Many of Monk’s pieces seem to follow the same format: a steady, repeating chord progression in the piano accompanying a textless, modal melody for the voice that is developed through the additions of increasingly difficult vocal techniques. Sometimes the formula works splendidly. In “Madwoman’s Vision” from her 1988 film Book of Days, Monk realistically conveyed the rantings of a mentally disturbed woman through barks, guttural sounds, and rambling in an imaginary language — all over a piano riff that could serve as the harmony for an Adele ballad.

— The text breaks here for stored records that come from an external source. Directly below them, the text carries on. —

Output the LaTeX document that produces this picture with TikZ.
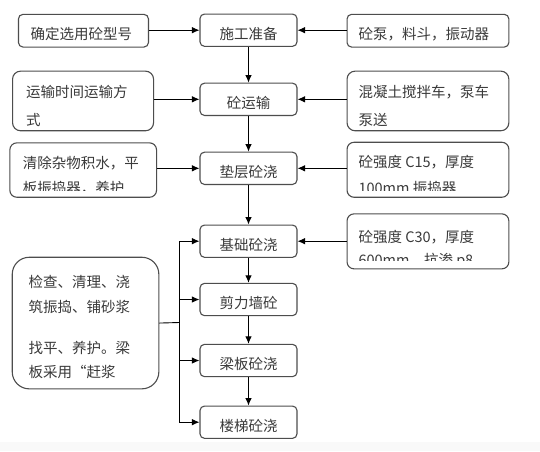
\documentclass[tikz,border=0pt]{standalone}
\usepackage{fontspec}
\newfontfamily\cjk{Noto Sans CJK SC}
\usetikzlibrary{arrows.meta}
\definecolor{txt}{HTML}{3a3a3a}
\definecolor{edge}{HTML}{4d4d4d}
\begin{document}
\begin{tikzpicture}[x=1pt,y=-1pt,
  sbox/.style={draw=edge,line width=1.1pt,rounded corners=4.5pt,inner sep=0pt,anchor=north west},
  cbox/.style={draw=edge,line width=1.1pt,rounded corners=4.5pt,inner sep=0pt,anchor=center,
    minimum width=97pt,minimum height=32.3pt,text height=18pt,text depth=0pt,
    font=\cjk\fontsize{14.5pt}{20pt}\selectfont,text=txt},
  tx/.style={font=\cjk\fontsize{14.5pt}{20pt}\selectfont,text=txt,inner sep=0pt,anchor=west},
  arr/.style={-{Latex[length=7.5pt,width=6.5pt]},line width=0.9pt,black},
  ln/.style={line width=0.9pt,black}]
\useasboundingbox (0,0) rectangle (540,451);
\fill[white] (0,0) rectangle (540,451);
\fill[gray!5] (0,441.7) rectangle (540,451);

% centre column
\node[cbox] (sg) at (248.5,30.2) {施工准备};
\node[cbox] (ys) at (248.5,99.3) {砼运输};
\node[cbox] (dc) at (248.5,168.3) {垫层砼浇};
\node[cbox] (jc) at (248.5,241.2) {基础砼浇};
\node[cbox] (jl) at (248.5,299.5) {剪力墙砼};
\node[cbox] (lb) at (248.5,360.5) {梁板砼浇};
\node[cbox] (lt) at (248.5,422.2) {楼梯砼浇};

% left boxes
\node[sbox,minimum width=130pt,minimum height=32.7pt] (l1) at (17.9,13.8) {};
\node[tx] (l1t) at (30.3,34) {确定选用砼型号};
\node[sbox,minimum width=141pt,minimum height=59.6pt,rounded corners=8pt] (l2) at (12,70.6) {};
\node[tx] (l2a) at (25.8,92.3) {运输时间运输方};
\node[tx] (l2b) at (25.8,119.8) {式};
\node[sbox,minimum width=146.7pt,minimum height=54.4pt,rounded corners=7pt] (l3) at (9.3,142.3) {};
\node[tx] (l3a) at (22.7,163.3) {清除杂物积水，平};
\begin{scope}
\clip (9.3,142.3) rectangle (156,190);
\node[tx] (l3b) at (22.7,188.3) {板振捣器，养护};
\end{scope}
\node[sbox,minimum width=146.6pt,minimum height=131.6pt,rounded corners=17pt] (big) at (11.7,256.7) {};
\node[tx] (bga) at (28.3,281.7) {检查、清理、浇};
\node[tx] (bgb) at (28.3,306.7) {筑振捣、铺砂浆};
\node[tx] (bgc) at (28.3,348.3) {找平、养护。梁};
\node[tx] (bgd) at (28.3,371.7) {板采用“赶浆};

% right boxes
\node[sbox,minimum width=161.8pt,minimum height=32.7pt] (r1) at (346.5,13.8) {};
\node[tx] (r1t) at (358.3,34) {砼泵，料斗，振动器};
\node[sbox,minimum width=161.8pt,minimum height=59.6pt,rounded corners=8pt] (r2) at (346.5,70.6) {};
\node[tx] (r2a) at (358.3,92.3) {混凝土搅拌车，泵车};
\node[tx] (r2b) at (358.3,119.8) {泵送};
\node[sbox,minimum width=161.8pt,minimum height=55pt,rounded corners=7pt] (r3) at (346.5,141.7) {};
\node[tx] (r3a) at (358.3,162.3) {砼强度 C15，厚度};
\begin{scope}
\clip (346.5,141.7) rectangle (508.3,190);
\node[tx] (r3b) at (358.3,188.3) {100mm 振捣器};
\end{scope}
\node[sbox,minimum width=161.8pt,minimum height=55pt,rounded corners=7pt] (r4) at (346.5,213.3) {};
\node[tx] (r4a) at (358.3,236.7) {砼强度 C30，厚度};
\begin{scope}
\clip (346.5,213.3) rectangle (508.3,260.7);
\node[tx] (r4b) at (358.3,261) {600mm，抗渗 p8};
\end{scope}

% connectors
\draw[arr] (l1.east |- sg.west) -- (sg.west);
\draw[arr] (r1.west |- sg.east) -- (sg.east);
\draw[arr] (sg) -- (ys);
\draw[arr] (l2.east |- ys.west) -- (ys.west);
\draw[arr] (r2.west |- ys.east) -- (ys.east);
\draw[arr] (ys) -- (dc);
\draw[arr] (l3.east |- dc.west) -- (dc.west);
\draw[arr] (r3.west |- dc.east) -- (dc.east);
\draw[arr] (dc) -- (jc);
\draw[arr] (r4.west |- jc.east) -- (jc.east);
\draw[arr] (jc) -- (jl);
\draw[arr] (jl) -- (lb);
\draw[arr] (lb) -- (lt);
\coordinate (bus) at (179,322.5);
\draw[ln] (big.east) -- (bus);
\draw[ln] (bus |- jc.west) -- (bus |- lt.west);
\draw[arr] (bus |- jc.west) -- (jc.west);
\draw[arr] (bus |- jl.west) -- (jl.west);
\draw[arr] (bus |- lb.west) -- (lb.west);
\draw[arr] (bus |- lt.west) -- (lt.west);
\end{tikzpicture}
\end{document}
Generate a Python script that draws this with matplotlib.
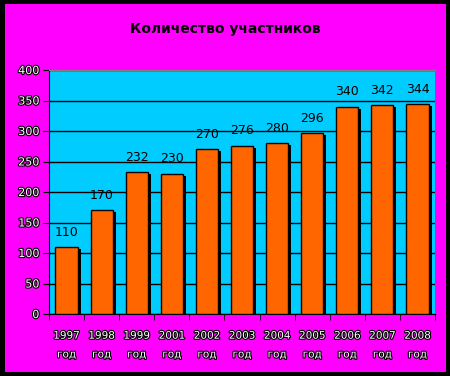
"""Bar chart: number of participants by year."""
import matplotlib
matplotlib.use("Agg")
import matplotlib.pyplot as plt
import matplotlib.patheffects as pe
from matplotlib.patches import Rectangle
from matplotlib.transforms import ScaledTranslation

years = ["1997", "1998", "1999", "2001", "2002", "2003", "2004", "2005", "2006", "2007", "2008"]
values = [110, 170, 232, 230, 270, 276, 280, 296, 340, 342, 344]
yticks = [0, 50, 100, 150, 200, 250, 300, 350, 400]

plt.rcParams["font.family"] = ["DejaVu Sans"]

DPI = 100
fig = plt.figure(figsize=(4.5, 3.76), dpi=DPI)
fig.patch.set_facecolor("black")
fig.patches.append(Rectangle((5 / 450, 4 / 376), 441 / 450, 368 / 376,
                             transform=fig.transFigure, facecolor="#FF00FF",
                             edgecolor="none", zorder=-5))

ax = fig.add_axes([49 / 450, 1 - 314 / 376, 386 / 450, 244 / 376])
ax.set_facecolor("#00CCFF")

x = list(range(len(years)))
w = 0.63
shadow = ax.transData + ScaledTranslation(3 / DPI, -2 / DPI, fig.dpi_scale_trans)
ax.bar(x, values, w, color="black", transform=shadow, zorder=2)
ax.bar(x, values, w, color="#FF6600", edgecolor="black", lw=1, zorder=3)

for xi, v in zip(x, values):
    ax.annotate(f"{v}", xy=(xi, v), xytext=(0, 6), textcoords="offset points",
                ha="center", va="bottom", fontsize=9, color="black", zorder=4)

ax.set_xlim(-0.5, len(years) - 0.5)
ax.set_ylim(0, 400)
ax.set_yticks(yticks)
ax.yaxis.grid(True, color="black", lw=1)
ax.set_axisbelow(True)

outline = [pe.withStroke(linewidth=1.6, foreground="black")]
ax.set_yticklabels([str(t) for t in yticks], fontsize=8, color="white",
                   path_effects=outline)
ax.set_xticks(x)
ax.set_xticklabels([f"{y}\nгод" for y in years], fontsize=7.5, color="white",
                   linespacing=2.1, path_effects=outline)
ax.set_xticks([i - 0.5 for i in range(len(years) + 1)], minor=True)
ax.tick_params(axis="x", which="major", length=0, pad=12)
ax.tick_params(axis="x", which="minor", length=4, color="black", direction="out")
ax.tick_params(axis="y", length=4, color="black", direction="out", pad=3)

ax.spines["right"].set_visible(False)
ax.spines["top"].set_color("#808080")
ax.spines["left"].set_color("black")
ax.spines["bottom"].set_color("black")

fig.text(0.5, 1 - 29 / 376, "Количество участников", ha="center", va="center",
         fontsize=10, fontweight="bold", color="black")

fig.savefig("out.png", dpi=DPI, facecolor=fig.get_facecolor())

Yet this model got old fast as one piece blurred together with the next. The same motivic figures were recycled over and over, and the only components that changed were the crazy barks, grunts, and ululations, their novelty quickly wearing off.
This may be an unfair and incomplete assessment, however, considering that many of Monk’s works also rely on extra-musical features. Like a cinematic auteur, she oversees every aspect of her large-scale, musical-theatrical works — from film to choreography to staging. As most of the selections from Sunday’s concert were mere musical snippets from larger, quasi-dramatic works, they lost of their original effect.
In fact, the most successful numbers on the program were those that still retained some elements of theatricality. For “Choosing Companions,” an excerpt from Monk’s 1991 opera ATLAS, the composer was joined onstage by her vocal apprentices Katie Geissinger and Allison Sniffin. The three acted out a scene from the opera in which Monk, portraying the French explorer Alexandra David-Néel, holds “auditions” for an exploration companion.
Seated at the piano, Monk sang and played a short musical figure on the text “hey-oh,” which Geissinger and Sniffin repeated with variations. Sniffen skillfully maneuvered rapid registral changes and Geissinger executed passages at the very top of her range with seemingly effortless lyricism. All the while, the two performed Monk’s angular choreography, producing a lovely — if slightly enigmatic — stage picture.
This kind of “audition” calls to mind the real-life apprenticeship process of Monk’s ensemble members, who work intensively with Monk in order to reproduce exactly her unique timbres and extended techniques. For “Hocket” from 1990’s Facing North, Monk and Geissinger’s melodies locked together like a dovetail joint, forming a single, seamless line. As Geissinger was able to imitate Monk so flawlessly, it sounded, with eyes closed, as if only the latter were singing. Though Monk may be nearing the end of her career, she has, through her disciples, produced a living vocal tradition rather than a series of museum pieces.